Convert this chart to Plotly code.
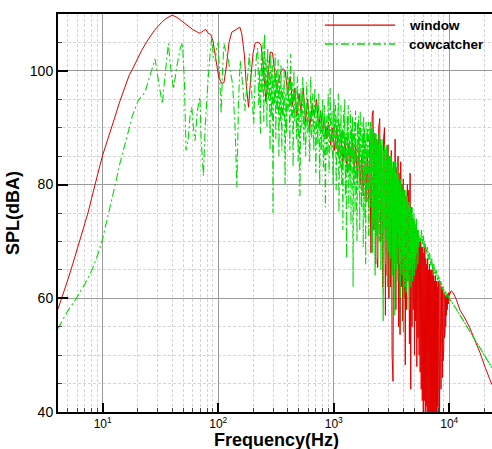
import plotly.graph_objects as go

# ---------------- data ----------------
# window (red, solid)
window_freq_low = [4.1, 4.3, 4.6, 5, 5.5, 6, 6.5, 7, 7.5, 8, 8.5, 9, 9.5, 10, 11, 12, 13, 14, 15, 16, 17, 18,
                   20, 22, 24, 26, 28, 30, 33, 36, 40, 44, 48, 52, 56, 60, 65, 69.5, 74, 78, 82, 86, 90, 95,
                   101, 107, 112, 118, 124, 131, 140, 148, 154, 160, 168, 175, 183, 190, 200, 208, 215, 225,
                   235, 245, 259, 270, 282, 295, 305, 320, 335, 350, 365]
window_spl_low = [58.1, 59.3, 61, 63.3, 66, 68.5, 70.8, 73, 75.2, 77.5, 79.8, 81.7, 83.5, 85.2, 87.7, 90.1,
                  92.4, 94.5, 96.3, 97.9, 99.3, 100.2, 102.2, 103.8, 105.1, 106.2, 107.1, 107.8, 108.7,
                  109.3, 109.8, 109.4, 108.8, 108.3, 107.8, 107.3, 106.9, 106.6, 107, 107.3, 106.6, 106.4,
                  105.3, 102, 98.9, 97.8, 97.9, 101, 105, 106.8, 107.2, 107.6, 107.7, 106.5, 103, 97.5, 93.6,
                  98, 103, 104.8, 105, 105, 104.5, 101, 94.5, 99, 103.3, 103.2, 100, 96.8, 98.5, 100, 100.4]
window_freq_mid = [380, 400, 420, 440, 460, 480, 500, 520, 545, 570, 595, 620, 650, 680, 710, 740, 770, 800,
                   830, 860, 900, 940, 980, 1020, 1060, 1100, 1150, 1200, 1250, 1300, 1350, 1400, 1450, 1500,
                   1550, 1600, 1650, 1700, 1750, 1800, 1850, 1900, 1950, 2000, 2050, 2100, 2150, 2190, 2230,
                   2270, 2310, 2350, 2400, 2450, 2500, 2550, 2600, 2650, 2700, 2750, 2800, 2850, 2900, 2950,
                   3000, 3050, 3100, 3150, 3200, 3260, 3300, 3350, 3400, 3450, 3500, 3550, 3600, 3650, 3700,
                   3750, 3800, 3850, 3900, 3950, 4000, 4050, 4100, 4160, 4220, 4280, 4340, 4400, 4460, 4520,
                   4580, 4640, 4700, 4760, 4820, 4880, 4940, 5000, 5060, 5120, 5180, 5240]
window_spl_mid = [100, 96, 99, 94, 97, 92, 96, 93, 97, 91, 95, 90, 94, 92, 95, 90, 93, 89, 92, 88, 91, 87, 90,
                  86, 90, 85, 89, 84, 88, 83, 87, 84, 88, 82, 87, 81, 86, 80, 85, 78, 84, 77, 85, 76, 88, 68,
                  92, 93, 72, 89, 66, 88, 65.4, 90, 91.6, 70, 86, 62, 88, 90, 57, 86, 64, 87, 60, 85, 62, 86,
                  50, 45.4, 84, 70, 88, 58, 83, 66, 85, 55, 82, 53.6, 84, 62, 80, 56, 81, 60, 79, 48.3, 78, 58,
                  80, 63, 79, 52, 82, 44, 76, 55, 74, 58, 73, 50, 72, 56, 72, 48]
window_freq_high = [5300, 5360, 5420, 5480, 5540, 5600, 5660, 5720, 5780, 5840, 5900, 5960, 6020, 6080, 6140,
                    6200, 6260, 6320, 6380, 6440, 6500, 6560, 6620, 6680, 6740, 6800, 6860, 6920, 6980, 7040,
                    7100, 7160, 7220, 7280, 7340, 7400, 7460, 7520, 7580, 7640, 7700, 7760, 7820, 7880, 7940,
                    8000, 8060, 8120, 8180, 8240, 8300, 8360, 8420, 8480, 8540, 8600, 8660, 8720, 8780, 8840,
                    8900, 8960, 9020, 9080, 9140, 9200, 9260, 9320, 9380, 9440, 9500, 9600, 9700, 9800, 9900,
                    10000, 10400, 10800, 11500, 12400, 13500, 15000, 16500, 18400, 20500, 23400]
window_spl_high = [71.8, 53, 71, 50, 70, 47, 70, 44, 69, 42, 69, 40, 68, 42, 69, 38, 67, 41, 66, 37, 67, 40,
                   65, 38, 66, 36, 65, 39, 65, 37, 64, 38, 65, 36, 64, 39, 63, 37, 64, 40, 63, 38, 63, 41, 62,
                   39, 63, 42, 62, 40, 63, 45, 62, 44, 62, 47, 61, 46, 62, 49, 61, 51, 61, 53, 60.5, 54, 60.5,
                   55, 60, 57, 60.5, 58, 60.8, 59, 61, 60.5, 61.3, 61, 59.8, 57.9, 56.7, 54.9, 52.8, 50.5,
                   47.8, 44.8]

# cowcatcher (green, dash-dot)
cow_freq_low = [4.1, 5, 6, 7, 8, 9, 10, 11, 12, 13, 14, 15, 16.5, 18, 20.3, 23.2, 26, 28.4, 30.5, 32.8, 35,
                37, 39, 41, 44, 47, 49, 51, 52.6, 55, 57, 59, 61, 63, 66, 69.5, 71, 72.5, 74.5, 77, 80, 82,
                85, 88, 91, 94, 97, 100, 103, 106, 109, 112, 116, 121, 127, 133, 140, 145, 150, 155, 162,
                170, 178, 186, 195, 203, 210, 215]
cow_spl_low = [54.7, 57.8, 60.2, 62.5, 64.8, 67.5, 70.5, 74, 77.5, 80.5, 83.5, 86, 89, 92, 94.8, 96.2, 99.5,
               102.1, 98, 94.2, 100, 104.8, 100, 96.8, 101, 104, 105, 98, 86, 88, 92, 93.6, 90, 87.7, 93,
               95.4, 88.3, 85, 81.5, 90, 96, 98.9, 103, 105.9, 102, 101.8, 104, 105, 99, 92.5, 100, 104.8,
               103.5, 102.4, 100, 97.8, 90, 79.5, 95, 101.8, 98, 93, 98, 103, 96, 90.7, 100, 103]
cow_freq_mid = [220, 224, 228, 232, 236, 240, 244, 248, 252, 256, 260, 264, 268, 272, 277, 281, 285, 290, 294,
                298, 302, 307, 311, 315, 320, 325, 330, 335, 340, 345, 350, 355, 360, 366, 372, 379, 385,
                391, 397, 403, 410, 417, 424, 431, 438, 445, 452, 460, 468, 476, 484, 492, 500, 510, 520,
                530, 540, 550, 560, 572, 584, 596, 608, 620, 632, 645, 658, 672, 686, 700, 714, 728, 742,
                756, 770, 785, 800, 815, 830, 846, 862, 878, 895, 912, 930, 948, 966, 985, 1005, 1020, 1035,
                1050, 1065, 1080, 1095, 1110, 1125, 1140, 1155, 1170, 1185, 1200, 1215, 1230, 1245, 1260,
                1275, 1290, 1305, 1320, 1335, 1350, 1365, 1380, 1395, 1410, 1425, 1440, 1455, 1470, 1485,
                1500, 1515, 1530, 1545, 1560, 1575, 1590, 1605, 1620, 1635, 1650, 1665, 1680, 1695, 1710,
                1725, 1740, 1755, 1770, 1785, 1800, 1815, 1830, 1845, 1860, 1875, 1890, 1905, 1920, 1935,
                1950, 1965, 1980, 1995, 2010]
cow_spl_mid = [104, 94, 100, 89, 103, 96, 105, 91, 106.5, 97, 102, 90, 104, 95, 100, 86, 103, 92, 101, 75, 99,
               94, 103, 88, 100, 93, 102, 85, 99, 91, 101, 86, 97, 92, 100, 80, 96, 89, 102, 93, 99, 86,
               103, 92, 98, 83, 100, 91, 97, 88, 99, 84, 96, 78, 97, 90, 99, 87, 95, 85, 98, 89, 94, 84,
               99, 88, 96, 86, 97, 82, 94, 87, 96, 80, 93, 86, 95, 83, 94, 76, 92, 85, 96, 82, 97, 86, 93,
               80, 95, 88, 94, 79, 92, 85, 96, 75, 91, 83, 94, 80, 90, 72, 93, 84, 95, 78, 89, 67, 92, 82,
               94, 76, 88, 81, 93, 73, 90, 84, 92, 62, 89, 80, 91, 75, 93, 83, 88, 70, 91, 79, 92, 85, 90,
               72, 93, 80, 88, 76, 91, 84, 89, 69, 92, 81, 90, 74, 88, 66, 91, 82, 87, 77, 90, 83, 91, 71]
cow_freq_dense = [2010, 2025, 2040, 2055, 2070, 2085, 2100, 2115, 2130, 2145, 2160, 2175, 2190, 2205, 2220,
                  2235, 2250, 2265, 2280, 2295, 2310, 2325, 2340, 2355, 2370, 2385, 2400, 2420, 2440, 2460,
                  2480, 2500, 2520, 2540, 2560, 2580, 2600, 2620, 2640, 2660, 2680, 2700, 2720, 2740, 2760,
                  2780, 2800, 2820, 2840, 2860, 2880, 2900, 2920, 2940, 2960, 2980, 3000, 3020, 3040, 3060,
                  3080, 3100, 3125, 3150, 3175, 3200, 3225, 3250, 3275, 3300, 3325, 3350, 3375, 3400, 3425,
                  3450, 3475, 3500, 3530, 3560, 3590, 3620, 3650, 3680, 3710, 3740, 3770, 3800, 3830, 3860,
                  3890, 3920, 3950, 3980, 4010, 4040, 4070, 4100, 4130, 4160, 4190, 4220, 4250, 4280, 4310,
                  4340, 4370, 4400, 4430, 4460, 4500, 4540, 4580, 4620, 4660, 4700, 4740, 4780, 4820, 4860,
                  4900, 4940, 4980, 5020, 5060, 5100, 5150, 5200, 5250, 5300, 5350, 5400, 5450, 5500, 5560]
cow_spl_dense = [71, 88, 80, 90, 85, 91, 76, 89, 81, 90, 68, 88, 79, 90, 73, 87, 82, 89, 64, 88, 77, 89, 71,
                 86, 80, 88, 67, 87, 75, 89, 70, 86, 79, 88, 65, 87, 74, 88, 69, 85, 56, 86, 72, 87, 77, 85,
                 66, 86, 73, 87, 70, 84, 62, 86, 75, 85, 68, 84, 60, 85, 72, 84, 67, 85, 74, 83, 64, 84, 70,
                 83, 66, 84, 57, 82, 71, 84, 65, 82, 72, 83, 63, 81, 69, 82, 66, 80, 60, 81, 70, 80, 64, 79,
                 68, 80, 54, 78, 67, 79, 62, 78, 69, 79, 61, 77, 66, 78, 63, 77, 68, 76, 58, 77, 65, 76, 62,
                 75, 67, 76, 63, 74, 66, 75, 64, 74, 67, 73, 65, 74, 68, 72, 66, 72, 69, 71, 70.5]
cow_freq_high = [5560, 5650, 5750, 5850, 5950, 6050, 6150, 6300, 6450, 6600, 6750, 6900, 7050, 7200, 7350,
                 7500, 7700, 7900, 8100, 8300, 8500, 8700, 8900, 9100, 9300, 9500, 9700, 10000, 11200, 12400,
                 13500, 15000, 16500, 18400, 20500, 23400]
cow_spl_high = [70.5, 70, 72, 69.5, 71, 68.8, 70, 67.8, 69, 66.8, 68, 65.8, 67, 65, 66, 64.2, 65, 63.2, 64,
                62.5, 63, 61.5, 62, 60.8, 61.2, 60.2, 60.6, 60, 58.5, 57, 55.8, 54.3, 52.9, 51.3, 49.8, 47.8]

window_freq = window_freq_low + window_freq_mid + window_freq_high
window_spl = window_spl_low + window_spl_mid + window_spl_high
cow_freq_sparse = cow_freq_low + cow_freq_mid
cow_spl_sparse = cow_spl_low + cow_spl_mid
cow_freq_tail = cow_freq_dense + cow_freq_high[1:]
cow_spl_tail = cow_spl_dense + cow_spl_high[1:]

series_names = ["window", "cowcatcher"]
x_tick_vals = [10, 100, 1000, 10000]
x_tick_text = ["10<sup>1</sup>", "10<sup>2</sup>", "10<sup>3</sup>", "10<sup>4</sup>"]
y_tick_vals = [40, 60, 80, 100]

RED = "#e20000"
GREEN = "#00dd00"
DASHDOT = "8px,3px,2px,3px"
FONT = "Liberation Sans, Arial"

fig = go.Figure()
fig.add_trace(go.Scatter(x=window_freq, y=window_spl, mode="lines", name=series_names[0],
                         line=dict(color=RED, width=1.0), showlegend=False))
fig.add_trace(go.Scatter(x=cow_freq_sparse, y=cow_spl_sparse, mode="lines", name=series_names[1],
                         legendgroup="cow", line=dict(color=GREEN, width=1.1, dash=DASHDOT),
                         showlegend=False))
fig.add_trace(go.Scatter(x=cow_freq_tail, y=cow_spl_tail, mode="lines", name=series_names[1],
                         legendgroup="cow", line=dict(color=GREEN, width=1.2, dash="8px,1px,2px,1px"),
                         showlegend=False))

minor_x = [m * 10 ** e for e in range(0, 5) for m in range(2, 10)]
minor_y = [45, 50, 55, 65, 70, 75, 85, 90, 95, 105]

fig.update_xaxes(type="log", range=[0.613, 4.370],
                 tickmode="array", tickvals=x_tick_vals, ticktext=x_tick_text,
                 ticks="inside", ticklen=9, tickwidth=2, tickcolor="black",
                 showline=True, linecolor="black", linewidth=2, mirror=True,
                 showgrid=True, gridcolor="#9a9a9a", gridwidth=1,
                 minor=dict(tickmode="array", tickvals=minor_x, ticks="inside", ticklen=4,
                            tickcolor="#444", tickwidth=1, showgrid=True, gridcolor="#d4d4d4",
                            griddash="3px,2px", gridwidth=1),
                 tickfont=dict(family=FONT, size=12, color="black"),
                 zeroline=False)
fig.update_yaxes(range=[40, 110], tickmode="array", tickvals=y_tick_vals,
                 ticks="inside", ticklen=10, tickwidth=2, tickcolor="black",
                 showline=True, linecolor="black", linewidth=2, mirror=False,
                 showgrid=True, gridcolor="#9a9a9a", gridwidth=1,
                 minor=dict(tickmode="array", tickvals=minor_y, ticks="inside", ticklen=4,
                            tickcolor="#444", tickwidth=1, showgrid=True, gridcolor="#d4d4d4",
                            griddash="3px,2px", gridwidth=1),
                 tickfont=dict(family=FONT, size=14, color="black"),
                 title=dict(text="<b>SPL(dBA)</b>", standoff=6,
                            font=dict(family=FONT, size=18, color="black")),
                 zeroline=False)

# x-axis title placed just under the tick labels, as in the reference
fig.add_annotation(xref="paper", yref="paper", x=0.503, y=-0.0705, text="<b>Frequency(Hz)</b>",
                   showarrow=False, xanchor="center", yanchor="middle",
                   font=dict(family=FONT, size=18, color="black"))

# legend drawn at the reference position
leg = [(series_names[0], RED, "solid", 0.972), (series_names[1], GREEN, DASHDOT, 0.9246)]
for name, col, dash, yy in leg:
    fig.add_shape(type="line", xref="paper", yref="paper", x0=0.615, x1=0.7765, y0=yy, y1=yy,
                  line=dict(color=col, width=1.3, dash=dash))
    fig.add_annotation(xref="paper", yref="paper", x=0.803, y=yy, text="<b>%s</b>" % name,
                       showarrow=False, xanchor="left", yanchor="middle",
                       font=dict(family=FONT, size=13.5, color="black"))

fig.update_layout(width=492, height=449, margin=dict(l=58, r=0, t=14, b=37),
                  paper_bgcolor="white", plot_bgcolor="white", showlegend=False)

fig.write_html("out.html")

GIVEN PROBLEM ::
Reproduce exactly the run of lines that opens the listing and closes with the line holding "import plotly.graph_objects as go". Pictures are excluded.

ANSWER IN FULL ::
Convert this chart to Plotly code.
import plotly.graph_objects as go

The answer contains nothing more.